This event took place on the 20th anniversary of the adoption of the Rome Statute. On this basis, the International Criminal Court (ICC) was established to prosecute individuals for war crimes, crimes against humanity and crimes of genocide. The discussion began by focusing on the withdrawal of Burundi from ICC. Speakers acknowledged the need for sufficient resources to deliver efficient judgment.
Concerning the investigation power of ICC, Mr. Stephen J. Rapp, former US ambassador-at-large for global criminal justice, illustrated the mechanism that ICC considers cases only after referral by Security Council. He pointed out cases which failed to be brought to ICC, including Syrian crisis and Rohingya persecution in Myanmar. Also, Mr. Christian Wenaweser, permanent representative of Liechtenstein, recognized the political reality of the dysfunctional Security Council and the consequence it has on criminal justice.
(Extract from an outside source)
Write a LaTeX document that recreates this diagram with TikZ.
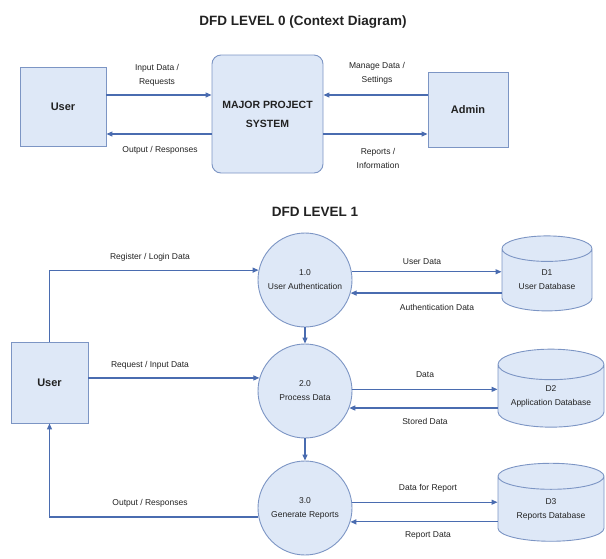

The discussion ended with speakers’ vision of ICC in twenty years. Mr. Stephen J. Rapp expressed his will that ICC could operate like a regular court. Mr. Christian Wenaweser expected that ICC could safeguard criminal justice at the global level. In addition, he called for an effective use of principle of complementarity. In this regard, he hoped to see cases of serious crimes to be firstly dealt within national jurisdiction. All in all, speakers agreed that ICC should operate effectively and efficiently.
Meeting: Panel discussion: Twenty years of the Rome Statute system and a look ahead to the future of the International Criminal Court (co-organized by the Permanent Mission of Liechtenstein and the Wayamo Foundation)
Date/Location: Monday 16th July 2018; 15:00-16:30; Conference Room 5, UNHQ, NY.
H.E. Mr. Christian Wenaweser, Permanent Representative of Liechtenstein to the UN
H.E. Ms. Aurelia Frick, Minister of Foreign Affairs of the Principality of Liechtenstein;
Mr. Stephen J. Rapp, former US ambassador-at-large for global criminal justice.